▶ DATA SECTION:
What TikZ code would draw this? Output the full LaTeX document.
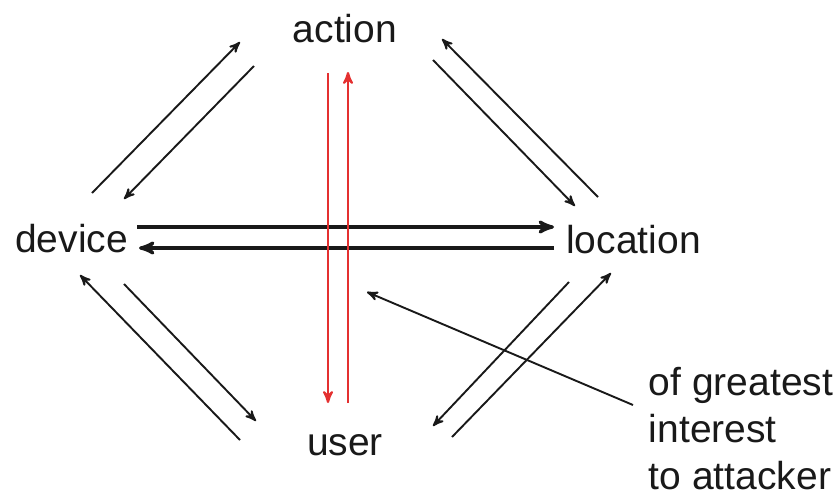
\documentclass[tikz,border=0pt]{standalone}
\usepackage{fontspec}
\setmainfont{Liberation Sans}
\usetikzlibrary{arrows,positioning}
\definecolor{ink}{RGB}{25,25,25}
\definecolor{flowred}{RGB}{228,48,48}

\begin{document}
\begin{tikzpicture}[x=0.5pt,y=-0.5pt,>=stealth',line width=0.95pt,color=ink,on grid,
  word/.style={font=\fontsize{19.5}{23.7}\selectfont,inner sep=0pt},
  spot/.style={word,text height=14pt,text depth=4pt},
  bold/.style={line width=1.6pt},
  hot/.style={draw=flowred,line width=1.1pt}]
  \useasboundingbox (0,0) rectangle (836,493);

  \node[spot] at (345,32) (act){action};
  \node[spot] [below left=105.25pt and 136.75pt of act] (dev){device};
  \node[spot] [below right=105.5pt and 144.25pt of act] (loc){location};
  \node[spot] [below=206.5pt of act] (usr){user};
  \node[word, align=left, anchor=north west] at (648,366) (note){of greatest\\interest\\to attacker};
  \coordinate (aim) at (367,292);

  \path[->]
  ([shift={(20.5,-49.5)}]dev.center) edge ([shift={(-105,10)}]act.center)
  ([shift={(-91,34)}]act.center) edge ([shift={(52.5,-43.5)}]dev.center)
  ([shift={(-35.5,-46)}]loc.center) edge ([shift={(97,7)}]act.center)
  ([shift={(88,28)}]act.center) edge ([shift={(-58.5,-37)}]loc.center)

  ([shift={(65.5,-15.5)}]dev.center) edge [bold] ([shift={(-79.5,-16)}]loc.center)
  ([shift={(-79.5,5)}]loc.center) edge [bold] ([shift={(67.5,5.5)}]dev.center)

  ([shift={(-17,41)}]act.center) edge [hot] ([shift={(-17,-42)}]usr.center)
  ([shift={(3,-42)}]usr.center) edge [hot] ([shift={(3,40)}]act.center)

  ([shift={(-105,-5)}]usr.center) edge ([shift={(8.5,32.5)}]dev.center)
  ([shift={(52.5,41.5)}]dev.center) edge ([shift={(-89,-24)}]usr.center)
  ([shift={(-64.5,39)}]loc.center) edge ([shift={(88,-19)}]usr.center)
  ([shift={(107,-8)}]usr.center) edge ([shift={(-22.5,30)}]loc.center)

  ([shift={(-15,39)}]note.north west) edge (aim)
  ;
\end{tikzpicture}
\end{document}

▶ WRITTEN INSTRUCTION: Repeat the listing verbatim. Skip the pictures.

▶ RESULT OF THIS EXERCISE:
What TikZ code would draw this? Output the full LaTeX document.
\documentclass[tikz,border=0pt]{standalone}
\usepackage{fontspec}
\setmainfont{Liberation Sans}
\usetikzlibrary{arrows,positioning}
\definecolor{ink}{RGB}{25,25,25}
\definecolor{flowred}{RGB}{228,48,48}

\begin{document}
\begin{tikzpicture}[x=0.5pt,y=-0.5pt,>=stealth',line width=0.95pt,color=ink,on grid,
  word/.style={font=\fontsize{19.5}{23.7}\selectfont,inner sep=0pt},
  spot/.style={word,text height=14pt,text depth=4pt},
  bold/.style={line width=1.6pt},
  hot/.style={draw=flowred,line width=1.1pt}]
  \useasboundingbox (0,0) rectangle (836,493);

  \node[spot] at (345,32) (act){action};
  \node[spot] [below left=105.25pt and 136.75pt of act] (dev){device};
  \node[spot] [below right=105.5pt and 144.25pt of act] (loc){location};
  \node[spot] [below=206.5pt of act] (usr){user};
  \node[word, align=left, anchor=north west] at (648,366) (note){of greatest\\interest\\to attacker};
  \coordinate (aim) at (367,292);

  \path[->]
  ([shift={(20.5,-49.5)}]dev.center) edge ([shift={(-105,10)}]act.center)
  ([shift={(-91,34)}]act.center) edge ([shift={(52.5,-43.5)}]dev.center)
  ([shift={(-35.5,-46)}]loc.center) edge ([shift={(97,7)}]act.center)
  ([shift={(88,28)}]act.center) edge ([shift={(-58.5,-37)}]loc.center)

  ([shift={(65.5,-15.5)}]dev.center) edge [bold] ([shift={(-79.5,-16)}]loc.center)
  ([shift={(-79.5,5)}]loc.center) edge [bold] ([shift={(67.5,5.5)}]dev.center)

  ([shift={(-17,41)}]act.center) edge [hot] ([shift={(-17,-42)}]usr.center)
  ([shift={(3,-42)}]usr.center) edge [hot] ([shift={(3,40)}]act.center)

  ([shift={(-105,-5)}]usr.center) edge ([shift={(8.5,32.5)}]dev.center)
  ([shift={(52.5,41.5)}]dev.center) edge ([shift={(-89,-24)}]usr.center)
  ([shift={(-64.5,39)}]loc.center) edge ([shift={(88,-19)}]usr.center)
  ([shift={(107,-8)}]usr.center) edge ([shift={(-22.5,30)}]loc.center)

  ([shift={(-15,39)}]note.north west) edge (aim)
  ;
\end{tikzpicture}
\end{document}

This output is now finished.